• [Exercise description]: Reproduce every line of the listing as written, apart from the pictures.

• [Raw data]:
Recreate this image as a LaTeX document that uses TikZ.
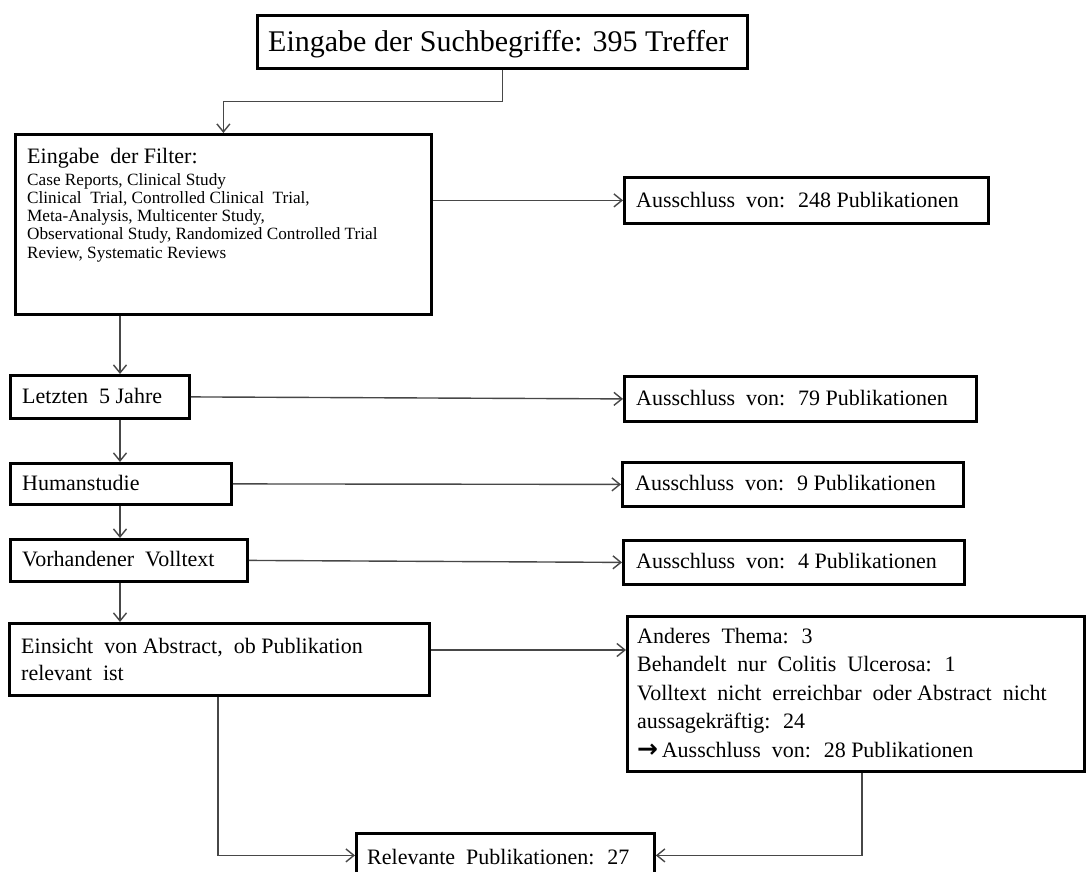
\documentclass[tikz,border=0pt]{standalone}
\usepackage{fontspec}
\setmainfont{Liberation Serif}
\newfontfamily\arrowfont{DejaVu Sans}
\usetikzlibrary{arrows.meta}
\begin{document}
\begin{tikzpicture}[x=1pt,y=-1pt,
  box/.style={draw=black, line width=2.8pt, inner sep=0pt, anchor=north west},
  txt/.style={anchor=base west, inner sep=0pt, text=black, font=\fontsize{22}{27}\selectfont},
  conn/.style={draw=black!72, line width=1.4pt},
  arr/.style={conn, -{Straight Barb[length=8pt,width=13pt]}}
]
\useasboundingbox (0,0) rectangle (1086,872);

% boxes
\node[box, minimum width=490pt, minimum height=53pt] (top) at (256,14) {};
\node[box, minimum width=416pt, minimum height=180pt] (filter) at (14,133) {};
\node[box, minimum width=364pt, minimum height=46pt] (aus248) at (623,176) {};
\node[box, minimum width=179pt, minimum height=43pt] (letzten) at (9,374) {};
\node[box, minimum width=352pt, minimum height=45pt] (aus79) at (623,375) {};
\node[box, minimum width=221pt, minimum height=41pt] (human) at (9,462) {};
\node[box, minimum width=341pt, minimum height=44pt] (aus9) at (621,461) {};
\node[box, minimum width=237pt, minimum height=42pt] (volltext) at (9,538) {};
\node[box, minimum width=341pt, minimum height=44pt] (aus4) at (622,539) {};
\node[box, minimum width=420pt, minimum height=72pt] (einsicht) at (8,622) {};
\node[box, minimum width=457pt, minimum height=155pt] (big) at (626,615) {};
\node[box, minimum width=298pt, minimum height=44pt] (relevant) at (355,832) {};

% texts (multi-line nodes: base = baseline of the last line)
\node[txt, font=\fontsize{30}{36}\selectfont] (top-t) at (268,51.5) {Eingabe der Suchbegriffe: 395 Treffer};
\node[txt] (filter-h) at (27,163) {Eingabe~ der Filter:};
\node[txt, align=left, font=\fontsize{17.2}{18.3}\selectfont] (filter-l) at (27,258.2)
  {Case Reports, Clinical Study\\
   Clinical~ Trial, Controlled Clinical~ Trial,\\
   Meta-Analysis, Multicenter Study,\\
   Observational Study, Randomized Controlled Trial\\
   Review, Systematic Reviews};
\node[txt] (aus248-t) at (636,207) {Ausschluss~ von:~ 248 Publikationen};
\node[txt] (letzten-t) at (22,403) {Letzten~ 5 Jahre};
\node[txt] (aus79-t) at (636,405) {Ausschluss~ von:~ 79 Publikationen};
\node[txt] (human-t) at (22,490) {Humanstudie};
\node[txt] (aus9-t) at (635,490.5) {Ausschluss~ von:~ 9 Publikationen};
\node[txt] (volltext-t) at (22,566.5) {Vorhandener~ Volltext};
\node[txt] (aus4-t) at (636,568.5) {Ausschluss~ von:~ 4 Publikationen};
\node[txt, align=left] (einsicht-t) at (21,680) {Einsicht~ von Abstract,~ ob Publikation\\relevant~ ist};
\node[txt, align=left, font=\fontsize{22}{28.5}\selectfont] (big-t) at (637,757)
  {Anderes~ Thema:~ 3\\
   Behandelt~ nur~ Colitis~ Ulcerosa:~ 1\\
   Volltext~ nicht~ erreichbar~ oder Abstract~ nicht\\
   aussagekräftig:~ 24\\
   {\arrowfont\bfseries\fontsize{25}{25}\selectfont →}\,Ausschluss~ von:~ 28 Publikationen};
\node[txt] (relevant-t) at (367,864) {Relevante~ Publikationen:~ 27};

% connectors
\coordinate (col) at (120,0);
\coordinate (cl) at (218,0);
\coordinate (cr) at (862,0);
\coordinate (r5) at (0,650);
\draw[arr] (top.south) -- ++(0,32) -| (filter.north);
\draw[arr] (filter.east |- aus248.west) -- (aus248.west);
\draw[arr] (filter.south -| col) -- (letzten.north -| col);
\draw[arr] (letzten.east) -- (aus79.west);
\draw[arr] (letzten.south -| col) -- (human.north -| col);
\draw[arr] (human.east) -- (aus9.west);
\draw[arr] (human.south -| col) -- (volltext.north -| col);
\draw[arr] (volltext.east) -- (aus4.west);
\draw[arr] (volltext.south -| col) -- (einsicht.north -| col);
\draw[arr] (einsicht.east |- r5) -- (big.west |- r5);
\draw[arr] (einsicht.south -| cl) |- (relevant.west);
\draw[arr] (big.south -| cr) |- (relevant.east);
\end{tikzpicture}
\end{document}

• [Written solution]:
Recreate this image as a LaTeX document that uses TikZ.
\documentclass[tikz,border=0pt]{standalone}
\usepackage{fontspec}
\setmainfont{Liberation Serif}
\newfontfamily\arrowfont{DejaVu Sans}
\usetikzlibrary{arrows.meta}
\begin{document}
\begin{tikzpicture}[x=1pt,y=-1pt,
  box/.style={draw=black, line width=2.8pt, inner sep=0pt, anchor=north west},
  txt/.style={anchor=base west, inner sep=0pt, text=black, font=\fontsize{22}{27}\selectfont},
  conn/.style={draw=black!72, line width=1.4pt},
  arr/.style={conn, -{Straight Barb[length=8pt,width=13pt]}}
]
\useasboundingbox (0,0) rectangle (1086,872);

% boxes
\node[box, minimum width=490pt, minimum height=53pt] (top) at (256,14) {};
\node[box, minimum width=416pt, minimum height=180pt] (filter) at (14,133) {};
\node[box, minimum width=364pt, minimum height=46pt] (aus248) at (623,176) {};
\node[box, minimum width=179pt, minimum height=43pt] (letzten) at (9,374) {};
\node[box, minimum width=352pt, minimum height=45pt] (aus79) at (623,375) {};
\node[box, minimum width=221pt, minimum height=41pt] (human) at (9,462) {};
\node[box, minimum width=341pt, minimum height=44pt] (aus9) at (621,461) {};
\node[box, minimum width=237pt, minimum height=42pt] (volltext) at (9,538) {};
\node[box, minimum width=341pt, minimum height=44pt] (aus4) at (622,539) {};
\node[box, minimum width=420pt, minimum height=72pt] (einsicht) at (8,622) {};
\node[box, minimum width=457pt, minimum height=155pt] (big) at (626,615) {};
\node[box, minimum width=298pt, minimum height=44pt] (relevant) at (355,832) {};

% texts (multi-line nodes: base = baseline of the last line)
\node[txt, font=\fontsize{30}{36}\selectfont] (top-t) at (268,51.5) {Eingabe der Suchbegriffe: 395 Treffer};
\node[txt] (filter-h) at (27,163) {Eingabe~ der Filter:};
\node[txt, align=left, font=\fontsize{17.2}{18.3}\selectfont] (filter-l) at (27,258.2)
  {Case Reports, Clinical Study\\
   Clinical~ Trial, Controlled Clinical~ Trial,\\
   Meta-Analysis, Multicenter Study,\\
   Observational Study, Randomized Controlled Trial\\
   Review, Systematic Reviews};
\node[txt] (aus248-t) at (636,207) {Ausschluss~ von:~ 248 Publikationen};
\node[txt] (letzten-t) at (22,403) {Letzten~ 5 Jahre};
\node[txt] (aus79-t) at (636,405) {Ausschluss~ von:~ 79 Publikationen};
\node[txt] (human-t) at (22,490) {Humanstudie};
\node[txt] (aus9-t) at (635,490.5) {Ausschluss~ von:~ 9 Publikationen};
\node[txt] (volltext-t) at (22,566.5) {Vorhandener~ Volltext};
\node[txt] (aus4-t) at (636,568.5) {Ausschluss~ von:~ 4 Publikationen};
\node[txt, align=left] (einsicht-t) at (21,680) {Einsicht~ von Abstract,~ ob Publikation\\relevant~ ist};
\node[txt, align=left, font=\fontsize{22}{28.5}\selectfont] (big-t) at (637,757)
  {Anderes~ Thema:~ 3\\
   Behandelt~ nur~ Colitis~ Ulcerosa:~ 1\\
   Volltext~ nicht~ erreichbar~ oder Abstract~ nicht\\
   aussagekräftig:~ 24\\
   {\arrowfont\bfseries\fontsize{25}{25}\selectfont →}\,Ausschluss~ von:~ 28 Publikationen};
\node[txt] (relevant-t) at (367,864) {Relevante~ Publikationen:~ 27};

% connectors
\coordinate (col) at (120,0);
\coordinate (cl) at (218,0);
\coordinate (cr) at (862,0);
\coordinate (r5) at (0,650);
\draw[arr] (top.south) -- ++(0,32) -| (filter.north);
\draw[arr] (filter.east |- aus248.west) -- (aus248.west);
\draw[arr] (filter.south -| col) -- (letzten.north -| col);
\draw[arr] (letzten.east) -- (aus79.west);
\draw[arr] (letzten.south -| col) -- (human.north -| col);
\draw[arr] (human.east) -- (aus9.west);
\draw[arr] (human.south -| col) -- (volltext.north -| col);
\draw[arr] (volltext.east) -- (aus4.west);
\draw[arr] (volltext.south -| col) -- (einsicht.north -| col);
\draw[arr] (einsicht.east |- r5) -- (big.west |- r5);
\draw[arr] (einsicht.south -| cl) |- (relevant.west);
\draw[arr] (big.south -| cr) |- (relevant.east);
\end{tikzpicture}
\end{document}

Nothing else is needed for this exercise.